- **WORK TO COMPLETE**
Type out all the records word for word. Any pictures are to be left out.

----- MATERIAL -----

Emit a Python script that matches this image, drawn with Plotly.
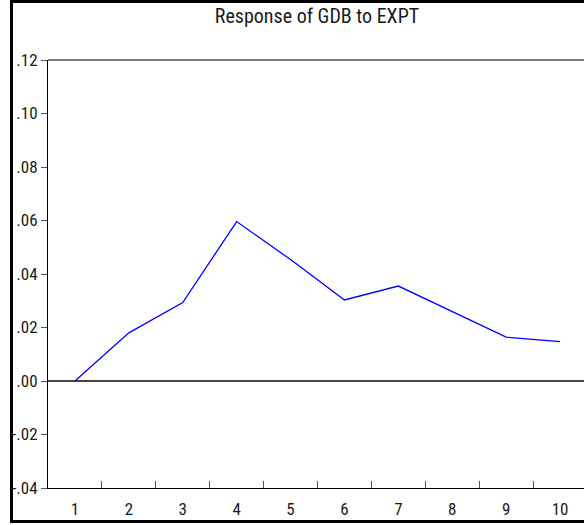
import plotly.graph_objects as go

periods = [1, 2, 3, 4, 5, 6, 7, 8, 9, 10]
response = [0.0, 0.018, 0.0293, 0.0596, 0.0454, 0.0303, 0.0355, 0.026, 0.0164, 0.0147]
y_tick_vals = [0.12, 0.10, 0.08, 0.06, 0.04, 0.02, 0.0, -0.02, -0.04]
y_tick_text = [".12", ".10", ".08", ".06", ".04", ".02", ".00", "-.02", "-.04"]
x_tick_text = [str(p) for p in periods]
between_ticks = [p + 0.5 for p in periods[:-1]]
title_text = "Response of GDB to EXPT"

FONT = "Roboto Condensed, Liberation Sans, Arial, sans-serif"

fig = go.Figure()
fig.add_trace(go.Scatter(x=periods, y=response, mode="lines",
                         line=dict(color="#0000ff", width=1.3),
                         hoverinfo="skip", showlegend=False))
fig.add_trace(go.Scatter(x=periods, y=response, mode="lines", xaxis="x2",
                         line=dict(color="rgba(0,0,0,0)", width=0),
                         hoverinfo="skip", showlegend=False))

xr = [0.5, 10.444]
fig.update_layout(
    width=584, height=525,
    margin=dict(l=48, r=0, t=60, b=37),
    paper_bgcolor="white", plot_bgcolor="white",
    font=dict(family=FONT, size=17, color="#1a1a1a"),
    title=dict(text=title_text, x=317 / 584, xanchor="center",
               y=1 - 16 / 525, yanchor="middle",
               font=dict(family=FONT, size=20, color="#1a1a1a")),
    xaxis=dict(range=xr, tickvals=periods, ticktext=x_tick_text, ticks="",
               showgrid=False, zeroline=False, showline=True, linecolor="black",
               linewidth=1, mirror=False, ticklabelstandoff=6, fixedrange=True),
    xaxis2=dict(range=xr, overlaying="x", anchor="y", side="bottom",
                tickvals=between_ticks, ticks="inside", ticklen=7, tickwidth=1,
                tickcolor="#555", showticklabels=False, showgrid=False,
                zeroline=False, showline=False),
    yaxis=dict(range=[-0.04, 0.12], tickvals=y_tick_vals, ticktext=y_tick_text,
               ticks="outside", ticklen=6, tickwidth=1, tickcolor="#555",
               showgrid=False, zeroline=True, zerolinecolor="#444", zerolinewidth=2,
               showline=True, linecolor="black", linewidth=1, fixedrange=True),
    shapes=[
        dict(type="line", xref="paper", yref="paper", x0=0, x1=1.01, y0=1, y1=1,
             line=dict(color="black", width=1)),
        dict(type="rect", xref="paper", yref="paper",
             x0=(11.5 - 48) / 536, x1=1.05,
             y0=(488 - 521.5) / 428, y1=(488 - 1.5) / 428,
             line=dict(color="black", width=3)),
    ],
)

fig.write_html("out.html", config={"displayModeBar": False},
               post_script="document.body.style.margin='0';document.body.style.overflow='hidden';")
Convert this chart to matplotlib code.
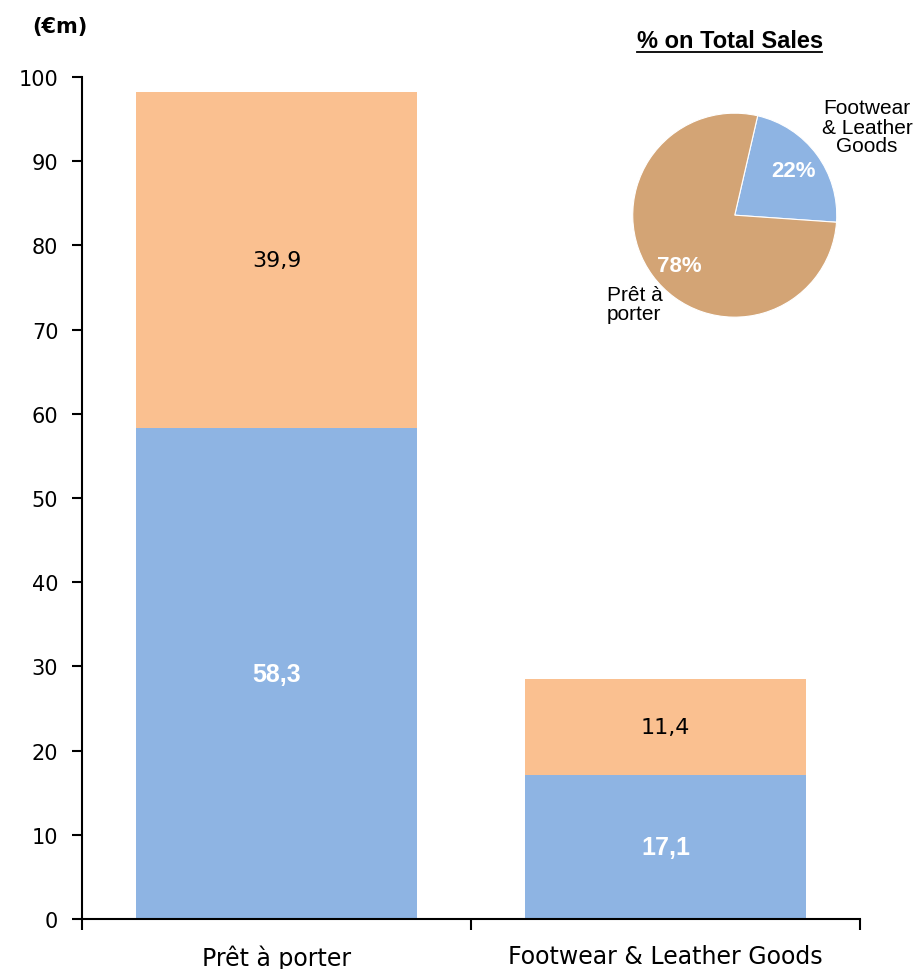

-----

- **COMPLETE OUTPUT**
Emit a Python script that matches this image, drawn with Plotly.
import plotly.graph_objects as go

periods = [1, 2, 3, 4, 5, 6, 7, 8, 9, 10]
response = [0.0, 0.018, 0.0293, 0.0596, 0.0454, 0.0303, 0.0355, 0.026, 0.0164, 0.0147]
y_tick_vals = [0.12, 0.10, 0.08, 0.06, 0.04, 0.02, 0.0, -0.02, -0.04]
y_tick_text = [".12", ".10", ".08", ".06", ".04", ".02", ".00", "-.02", "-.04"]
x_tick_text = [str(p) for p in periods]
between_ticks = [p + 0.5 for p in periods[:-1]]
title_text = "Response of GDB to EXPT"

FONT = "Roboto Condensed, Liberation Sans, Arial, sans-serif"

fig = go.Figure()
fig.add_trace(go.Scatter(x=periods, y=response, mode="lines",
                         line=dict(color="#0000ff", width=1.3),
                         hoverinfo="skip", showlegend=False))
fig.add_trace(go.Scatter(x=periods, y=response, mode="lines", xaxis="x2",
                         line=dict(color="rgba(0,0,0,0)", width=0),
                         hoverinfo="skip", showlegend=False))

xr = [0.5, 10.444]
fig.update_layout(
    width=584, height=525,
    margin=dict(l=48, r=0, t=60, b=37),
    paper_bgcolor="white", plot_bgcolor="white",
    font=dict(family=FONT, size=17, color="#1a1a1a"),
    title=dict(text=title_text, x=317 / 584, xanchor="center",
               y=1 - 16 / 525, yanchor="middle",
               font=dict(family=FONT, size=20, color="#1a1a1a")),
    xaxis=dict(range=xr, tickvals=periods, ticktext=x_tick_text, ticks="",
               showgrid=False, zeroline=False, showline=True, linecolor="black",
               linewidth=1, mirror=False, ticklabelstandoff=6, fixedrange=True),
    xaxis2=dict(range=xr, overlaying="x", anchor="y", side="bottom",
                tickvals=between_ticks, ticks="inside", ticklen=7, tickwidth=1,
                tickcolor="#555", showticklabels=False, showgrid=False,
                zeroline=False, showline=False),
    yaxis=dict(range=[-0.04, 0.12], tickvals=y_tick_vals, ticktext=y_tick_text,
               ticks="outside", ticklen=6, tickwidth=1, tickcolor="#555",
               showgrid=False, zeroline=True, zerolinecolor="#444", zerolinewidth=2,
               showline=True, linecolor="black", linewidth=1, fixedrange=True),
    shapes=[
        dict(type="line", xref="paper", yref="paper", x0=0, x1=1.01, y0=1, y1=1,
             line=dict(color="black", width=1)),
        dict(type="rect", xref="paper", yref="paper",
             x0=(11.5 - 48) / 536, x1=1.05,
             y0=(488 - 521.5) / 428, y1=(488 - 1.5) / 428,
             line=dict(color="black", width=3)),
    ],
)

fig.write_html("out.html", config={"displayModeBar": False},
               post_script="document.body.style.margin='0';document.body.style.overflow='hidden';")
Convert this chart to matplotlib code.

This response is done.